Exercise instructions – Leave the pictures out, and retype all of the material exactly as written.

Data for this exercise –
——————————

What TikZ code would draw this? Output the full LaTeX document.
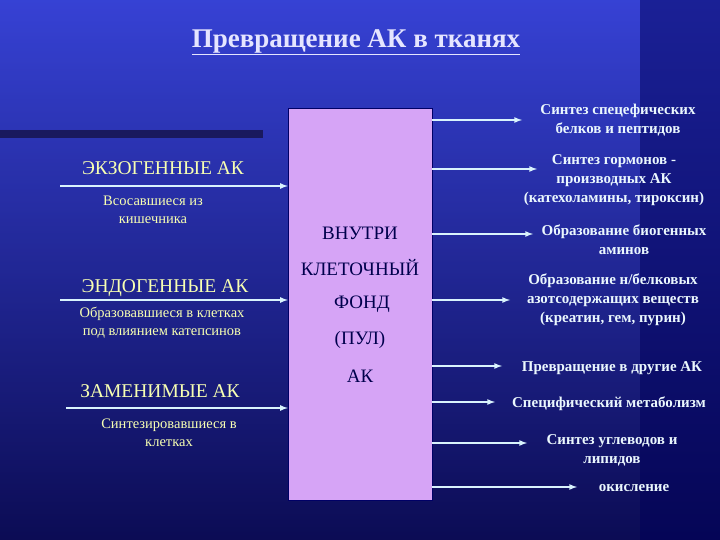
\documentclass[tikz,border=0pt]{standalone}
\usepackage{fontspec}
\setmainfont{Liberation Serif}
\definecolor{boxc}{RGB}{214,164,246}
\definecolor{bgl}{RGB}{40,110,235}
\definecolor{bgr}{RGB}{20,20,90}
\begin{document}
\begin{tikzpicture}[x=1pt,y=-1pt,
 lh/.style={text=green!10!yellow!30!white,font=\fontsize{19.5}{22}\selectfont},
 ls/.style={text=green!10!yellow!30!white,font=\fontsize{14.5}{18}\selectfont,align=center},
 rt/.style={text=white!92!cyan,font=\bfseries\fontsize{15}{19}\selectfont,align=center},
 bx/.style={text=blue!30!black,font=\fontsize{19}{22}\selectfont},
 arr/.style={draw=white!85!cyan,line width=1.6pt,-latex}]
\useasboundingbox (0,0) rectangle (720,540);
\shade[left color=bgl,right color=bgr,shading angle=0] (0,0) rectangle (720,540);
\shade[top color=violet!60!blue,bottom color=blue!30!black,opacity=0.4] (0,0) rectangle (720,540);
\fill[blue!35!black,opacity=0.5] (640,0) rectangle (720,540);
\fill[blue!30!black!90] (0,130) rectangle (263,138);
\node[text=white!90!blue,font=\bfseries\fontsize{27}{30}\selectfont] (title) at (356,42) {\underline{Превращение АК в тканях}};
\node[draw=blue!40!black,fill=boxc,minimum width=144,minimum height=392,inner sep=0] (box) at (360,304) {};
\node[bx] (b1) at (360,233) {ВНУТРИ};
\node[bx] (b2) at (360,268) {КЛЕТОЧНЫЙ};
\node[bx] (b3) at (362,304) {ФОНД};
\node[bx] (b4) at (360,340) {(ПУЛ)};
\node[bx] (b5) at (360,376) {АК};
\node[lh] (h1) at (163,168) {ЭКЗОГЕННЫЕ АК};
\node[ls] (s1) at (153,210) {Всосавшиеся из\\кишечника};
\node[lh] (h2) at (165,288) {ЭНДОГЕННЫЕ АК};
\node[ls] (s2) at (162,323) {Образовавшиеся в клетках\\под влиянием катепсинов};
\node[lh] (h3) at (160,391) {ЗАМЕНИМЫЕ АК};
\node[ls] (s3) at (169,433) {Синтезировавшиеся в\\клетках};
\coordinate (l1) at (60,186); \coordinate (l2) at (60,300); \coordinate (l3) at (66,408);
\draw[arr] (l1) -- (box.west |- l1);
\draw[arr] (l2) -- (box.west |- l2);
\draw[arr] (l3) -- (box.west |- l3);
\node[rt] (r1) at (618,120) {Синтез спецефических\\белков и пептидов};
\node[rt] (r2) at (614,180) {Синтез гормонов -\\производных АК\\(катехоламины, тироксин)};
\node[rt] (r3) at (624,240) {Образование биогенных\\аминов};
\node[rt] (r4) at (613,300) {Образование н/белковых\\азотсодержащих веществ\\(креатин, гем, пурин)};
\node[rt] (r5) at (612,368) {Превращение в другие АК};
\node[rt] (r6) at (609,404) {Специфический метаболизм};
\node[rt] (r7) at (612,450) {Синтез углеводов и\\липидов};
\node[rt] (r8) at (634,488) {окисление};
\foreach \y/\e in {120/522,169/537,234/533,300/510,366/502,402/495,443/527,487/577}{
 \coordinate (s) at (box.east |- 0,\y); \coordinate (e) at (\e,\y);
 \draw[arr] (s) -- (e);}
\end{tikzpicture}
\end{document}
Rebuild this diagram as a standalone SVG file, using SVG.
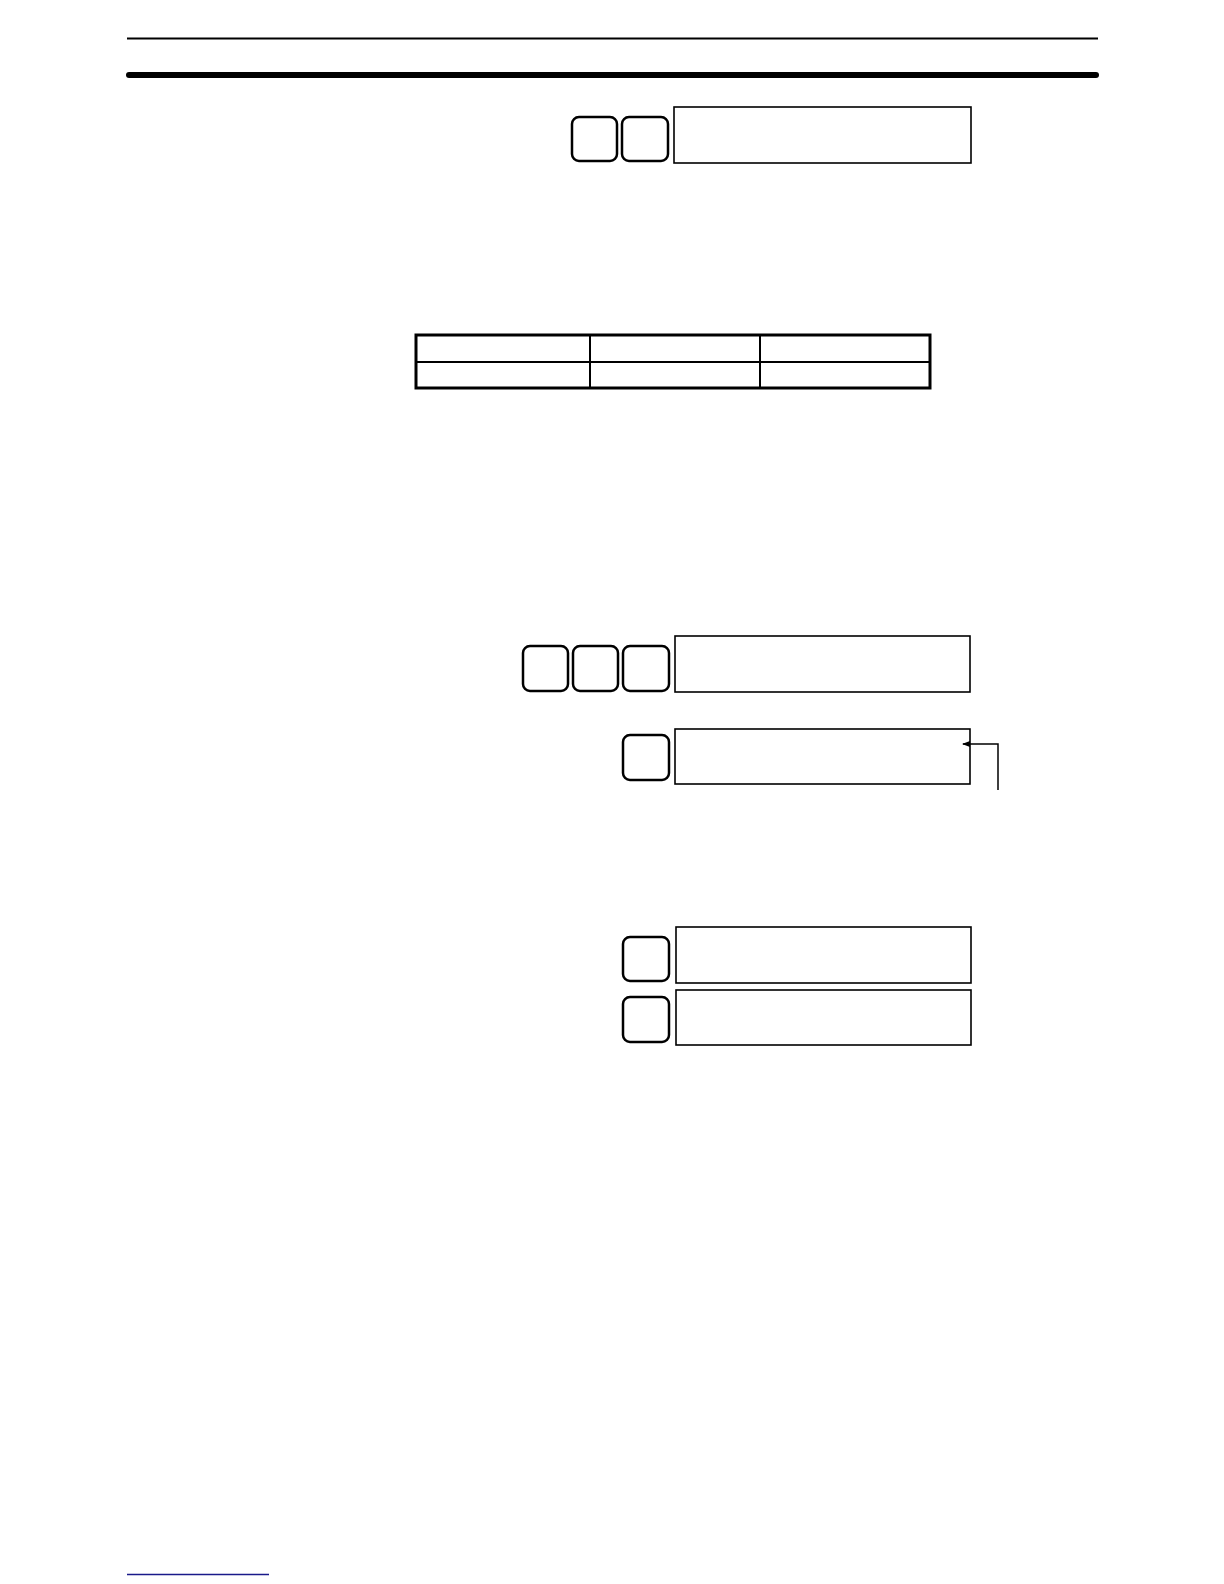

——————————

Response –
What TikZ code would draw this? Output the full LaTeX document.
\documentclass[tikz,border=0pt]{standalone}
\usepackage{fontspec}
\setmainfont{Liberation Serif}
\definecolor{boxc}{RGB}{214,164,246}
\definecolor{bgl}{RGB}{40,110,235}
\definecolor{bgr}{RGB}{20,20,90}
\begin{document}
\begin{tikzpicture}[x=1pt,y=-1pt,
 lh/.style={text=green!10!yellow!30!white,font=\fontsize{19.5}{22}\selectfont},
 ls/.style={text=green!10!yellow!30!white,font=\fontsize{14.5}{18}\selectfont,align=center},
 rt/.style={text=white!92!cyan,font=\bfseries\fontsize{15}{19}\selectfont,align=center},
 bx/.style={text=blue!30!black,font=\fontsize{19}{22}\selectfont},
 arr/.style={draw=white!85!cyan,line width=1.6pt,-latex}]
\useasboundingbox (0,0) rectangle (720,540);
\shade[left color=bgl,right color=bgr,shading angle=0] (0,0) rectangle (720,540);
\shade[top color=violet!60!blue,bottom color=blue!30!black,opacity=0.4] (0,0) rectangle (720,540);
\fill[blue!35!black,opacity=0.5] (640,0) rectangle (720,540);
\fill[blue!30!black!90] (0,130) rectangle (263,138);
\node[text=white!90!blue,font=\bfseries\fontsize{27}{30}\selectfont] (title) at (356,42) {\underline{Превращение АК в тканях}};
\node[draw=blue!40!black,fill=boxc,minimum width=144,minimum height=392,inner sep=0] (box) at (360,304) {};
\node[bx] (b1) at (360,233) {ВНУТРИ};
\node[bx] (b2) at (360,268) {КЛЕТОЧНЫЙ};
\node[bx] (b3) at (362,304) {ФОНД};
\node[bx] (b4) at (360,340) {(ПУЛ)};
\node[bx] (b5) at (360,376) {АК};
\node[lh] (h1) at (163,168) {ЭКЗОГЕННЫЕ АК};
\node[ls] (s1) at (153,210) {Всосавшиеся из\\кишечника};
\node[lh] (h2) at (165,288) {ЭНДОГЕННЫЕ АК};
\node[ls] (s2) at (162,323) {Образовавшиеся в клетках\\под влиянием катепсинов};
\node[lh] (h3) at (160,391) {ЗАМЕНИМЫЕ АК};
\node[ls] (s3) at (169,433) {Синтезировавшиеся в\\клетках};
\coordinate (l1) at (60,186); \coordinate (l2) at (60,300); \coordinate (l3) at (66,408);
\draw[arr] (l1) -- (box.west |- l1);
\draw[arr] (l2) -- (box.west |- l2);
\draw[arr] (l3) -- (box.west |- l3);
\node[rt] (r1) at (618,120) {Синтез спецефических\\белков и пептидов};
\node[rt] (r2) at (614,180) {Синтез гормонов -\\производных АК\\(катехоламины, тироксин)};
\node[rt] (r3) at (624,240) {Образование биогенных\\аминов};
\node[rt] (r4) at (613,300) {Образование н/белковых\\азотсодержащих веществ\\(креатин, гем, пурин)};
\node[rt] (r5) at (612,368) {Превращение в другие АК};
\node[rt] (r6) at (609,404) {Специфический метаболизм};
\node[rt] (r7) at (612,450) {Синтез углеводов и\\липидов};
\node[rt] (r8) at (634,488) {окисление};
\foreach \y/\e in {120/522,169/537,234/533,300/510,366/502,402/495,443/527,487/577}{
 \coordinate (s) at (box.east |- 0,\y); \coordinate (e) at (\e,\y);
 \draw[arr] (s) -- (e);}
\end{tikzpicture}
\end{document}
Rebuild this diagram as a standalone SVG file, using SVG.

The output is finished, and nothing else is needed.